Output the data exactly, with every line intact.
## begin Provided data
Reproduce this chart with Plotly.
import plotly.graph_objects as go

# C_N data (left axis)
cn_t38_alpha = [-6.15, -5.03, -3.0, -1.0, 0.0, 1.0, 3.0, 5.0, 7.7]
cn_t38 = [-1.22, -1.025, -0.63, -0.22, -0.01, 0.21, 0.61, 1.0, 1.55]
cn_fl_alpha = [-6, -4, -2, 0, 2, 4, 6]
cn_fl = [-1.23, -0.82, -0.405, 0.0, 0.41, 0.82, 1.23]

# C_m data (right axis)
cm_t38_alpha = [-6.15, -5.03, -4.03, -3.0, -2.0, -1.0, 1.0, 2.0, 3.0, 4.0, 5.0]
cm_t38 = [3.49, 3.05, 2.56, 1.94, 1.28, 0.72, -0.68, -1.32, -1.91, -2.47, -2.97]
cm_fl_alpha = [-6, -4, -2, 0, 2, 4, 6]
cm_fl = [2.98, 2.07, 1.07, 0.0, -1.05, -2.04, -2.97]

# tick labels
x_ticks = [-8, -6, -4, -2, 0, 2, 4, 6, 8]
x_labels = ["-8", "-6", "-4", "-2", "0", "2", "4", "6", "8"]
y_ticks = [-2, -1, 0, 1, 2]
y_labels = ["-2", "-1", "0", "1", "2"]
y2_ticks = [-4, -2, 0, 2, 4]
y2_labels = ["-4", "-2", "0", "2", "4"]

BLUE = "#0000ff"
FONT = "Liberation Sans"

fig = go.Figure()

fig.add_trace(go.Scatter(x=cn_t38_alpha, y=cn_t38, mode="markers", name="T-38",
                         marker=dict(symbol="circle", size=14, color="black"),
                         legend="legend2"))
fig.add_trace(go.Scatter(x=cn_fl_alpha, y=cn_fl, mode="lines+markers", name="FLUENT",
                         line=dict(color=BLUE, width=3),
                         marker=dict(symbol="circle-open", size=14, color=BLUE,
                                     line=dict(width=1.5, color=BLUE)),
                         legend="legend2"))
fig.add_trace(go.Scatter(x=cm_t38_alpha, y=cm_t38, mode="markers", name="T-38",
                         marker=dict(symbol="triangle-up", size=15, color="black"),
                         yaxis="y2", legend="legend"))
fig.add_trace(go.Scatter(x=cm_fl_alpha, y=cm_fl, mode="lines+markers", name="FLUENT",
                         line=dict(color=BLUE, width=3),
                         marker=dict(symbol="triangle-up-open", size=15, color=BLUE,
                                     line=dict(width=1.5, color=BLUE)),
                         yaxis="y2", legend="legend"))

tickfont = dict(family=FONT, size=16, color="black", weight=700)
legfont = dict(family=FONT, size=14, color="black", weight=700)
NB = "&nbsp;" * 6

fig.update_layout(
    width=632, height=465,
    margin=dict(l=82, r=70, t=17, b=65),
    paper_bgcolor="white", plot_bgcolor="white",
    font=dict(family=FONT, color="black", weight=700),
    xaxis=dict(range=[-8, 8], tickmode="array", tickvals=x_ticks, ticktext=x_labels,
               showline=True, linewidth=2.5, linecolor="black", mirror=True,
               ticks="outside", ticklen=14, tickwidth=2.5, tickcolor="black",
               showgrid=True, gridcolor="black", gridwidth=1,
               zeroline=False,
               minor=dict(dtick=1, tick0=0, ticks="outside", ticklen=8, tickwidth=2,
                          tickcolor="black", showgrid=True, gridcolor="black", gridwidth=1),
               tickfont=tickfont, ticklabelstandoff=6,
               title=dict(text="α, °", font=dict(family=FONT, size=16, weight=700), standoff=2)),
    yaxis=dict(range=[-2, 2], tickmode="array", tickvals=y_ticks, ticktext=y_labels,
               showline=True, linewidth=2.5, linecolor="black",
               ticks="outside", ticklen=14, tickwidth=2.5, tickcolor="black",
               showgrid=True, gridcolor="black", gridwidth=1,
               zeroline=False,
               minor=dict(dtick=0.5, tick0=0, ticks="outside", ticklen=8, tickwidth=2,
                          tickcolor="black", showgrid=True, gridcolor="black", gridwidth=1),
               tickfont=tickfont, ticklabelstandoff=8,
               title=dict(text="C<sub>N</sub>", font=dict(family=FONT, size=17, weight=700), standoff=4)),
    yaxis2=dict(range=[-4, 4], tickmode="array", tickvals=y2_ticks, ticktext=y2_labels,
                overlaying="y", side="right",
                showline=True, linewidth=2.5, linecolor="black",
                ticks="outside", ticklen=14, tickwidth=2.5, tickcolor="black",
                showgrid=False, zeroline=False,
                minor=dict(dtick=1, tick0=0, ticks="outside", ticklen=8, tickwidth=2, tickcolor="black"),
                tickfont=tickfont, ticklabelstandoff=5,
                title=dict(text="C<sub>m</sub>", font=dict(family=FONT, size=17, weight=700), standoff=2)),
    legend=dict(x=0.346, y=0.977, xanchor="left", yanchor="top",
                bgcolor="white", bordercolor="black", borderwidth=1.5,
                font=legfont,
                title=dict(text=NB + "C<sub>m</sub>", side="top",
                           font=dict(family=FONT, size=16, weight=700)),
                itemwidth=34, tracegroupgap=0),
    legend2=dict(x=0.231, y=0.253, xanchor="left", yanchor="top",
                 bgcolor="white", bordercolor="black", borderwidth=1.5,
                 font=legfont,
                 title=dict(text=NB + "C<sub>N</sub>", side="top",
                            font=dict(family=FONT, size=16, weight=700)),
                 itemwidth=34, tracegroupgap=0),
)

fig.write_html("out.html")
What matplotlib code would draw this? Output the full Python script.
## end Provided data
(Written answer)
Reproduce this chart with Plotly.
import plotly.graph_objects as go

# C_N data (left axis)
cn_t38_alpha = [-6.15, -5.03, -3.0, -1.0, 0.0, 1.0, 3.0, 5.0, 7.7]
cn_t38 = [-1.22, -1.025, -0.63, -0.22, -0.01, 0.21, 0.61, 1.0, 1.55]
cn_fl_alpha = [-6, -4, -2, 0, 2, 4, 6]
cn_fl = [-1.23, -0.82, -0.405, 0.0, 0.41, 0.82, 1.23]

# C_m data (right axis)
cm_t38_alpha = [-6.15, -5.03, -4.03, -3.0, -2.0, -1.0, 1.0, 2.0, 3.0, 4.0, 5.0]
cm_t38 = [3.49, 3.05, 2.56, 1.94, 1.28, 0.72, -0.68, -1.32, -1.91, -2.47, -2.97]
cm_fl_alpha = [-6, -4, -2, 0, 2, 4, 6]
cm_fl = [2.98, 2.07, 1.07, 0.0, -1.05, -2.04, -2.97]

# tick labels
x_ticks = [-8, -6, -4, -2, 0, 2, 4, 6, 8]
x_labels = ["-8", "-6", "-4", "-2", "0", "2", "4", "6", "8"]
y_ticks = [-2, -1, 0, 1, 2]
y_labels = ["-2", "-1", "0", "1", "2"]
y2_ticks = [-4, -2, 0, 2, 4]
y2_labels = ["-4", "-2", "0", "2", "4"]

BLUE = "#0000ff"
FONT = "Liberation Sans"

fig = go.Figure()

fig.add_trace(go.Scatter(x=cn_t38_alpha, y=cn_t38, mode="markers", name="T-38",
                         marker=dict(symbol="circle", size=14, color="black"),
                         legend="legend2"))
fig.add_trace(go.Scatter(x=cn_fl_alpha, y=cn_fl, mode="lines+markers", name="FLUENT",
                         line=dict(color=BLUE, width=3),
                         marker=dict(symbol="circle-open", size=14, color=BLUE,
                                     line=dict(width=1.5, color=BLUE)),
                         legend="legend2"))
fig.add_trace(go.Scatter(x=cm_t38_alpha, y=cm_t38, mode="markers", name="T-38",
                         marker=dict(symbol="triangle-up", size=15, color="black"),
                         yaxis="y2", legend="legend"))
fig.add_trace(go.Scatter(x=cm_fl_alpha, y=cm_fl, mode="lines+markers", name="FLUENT",
                         line=dict(color=BLUE, width=3),
                         marker=dict(symbol="triangle-up-open", size=15, color=BLUE,
                                     line=dict(width=1.5, color=BLUE)),
                         yaxis="y2", legend="legend"))

tickfont = dict(family=FONT, size=16, color="black", weight=700)
legfont = dict(family=FONT, size=14, color="black", weight=700)
NB = "&nbsp;" * 6

fig.update_layout(
    width=632, height=465,
    margin=dict(l=82, r=70, t=17, b=65),
    paper_bgcolor="white", plot_bgcolor="white",
    font=dict(family=FONT, color="black", weight=700),
    xaxis=dict(range=[-8, 8], tickmode="array", tickvals=x_ticks, ticktext=x_labels,
               showline=True, linewidth=2.5, linecolor="black", mirror=True,
               ticks="outside", ticklen=14, tickwidth=2.5, tickcolor="black",
               showgrid=True, gridcolor="black", gridwidth=1,
               zeroline=False,
               minor=dict(dtick=1, tick0=0, ticks="outside", ticklen=8, tickwidth=2,
                          tickcolor="black", showgrid=True, gridcolor="black", gridwidth=1),
               tickfont=tickfont, ticklabelstandoff=6,
               title=dict(text="α, °", font=dict(family=FONT, size=16, weight=700), standoff=2)),
    yaxis=dict(range=[-2, 2], tickmode="array", tickvals=y_ticks, ticktext=y_labels,
               showline=True, linewidth=2.5, linecolor="black",
               ticks="outside", ticklen=14, tickwidth=2.5, tickcolor="black",
               showgrid=True, gridcolor="black", gridwidth=1,
               zeroline=False,
               minor=dict(dtick=0.5, tick0=0, ticks="outside", ticklen=8, tickwidth=2,
                          tickcolor="black", showgrid=True, gridcolor="black", gridwidth=1),
               tickfont=tickfont, ticklabelstandoff=8,
               title=dict(text="C<sub>N</sub>", font=dict(family=FONT, size=17, weight=700), standoff=4)),
    yaxis2=dict(range=[-4, 4], tickmode="array", tickvals=y2_ticks, ticktext=y2_labels,
                overlaying="y", side="right",
                showline=True, linewidth=2.5, linecolor="black",
                ticks="outside", ticklen=14, tickwidth=2.5, tickcolor="black",
                showgrid=False, zeroline=False,
                minor=dict(dtick=1, tick0=0, ticks="outside", ticklen=8, tickwidth=2, tickcolor="black"),
                tickfont=tickfont, ticklabelstandoff=5,
                title=dict(text="C<sub>m</sub>", font=dict(family=FONT, size=17, weight=700), standoff=2)),
    legend=dict(x=0.346, y=0.977, xanchor="left", yanchor="top",
                bgcolor="white", bordercolor="black", borderwidth=1.5,
                font=legfont,
                title=dict(text=NB + "C<sub>m</sub>", side="top",
                           font=dict(family=FONT, size=16, weight=700)),
                itemwidth=34, tracegroupgap=0),
    legend2=dict(x=0.231, y=0.253, xanchor="left", yanchor="top",
                 bgcolor="white", bordercolor="black", borderwidth=1.5,
                 font=legfont,
                 title=dict(text=NB + "C<sub>N</sub>", side="top",
                            font=dict(family=FONT, size=16, weight=700)),
                 itemwidth=34, tracegroupgap=0),
)

fig.write_html("out.html")
What matplotlib code would draw this? Output the full Python script.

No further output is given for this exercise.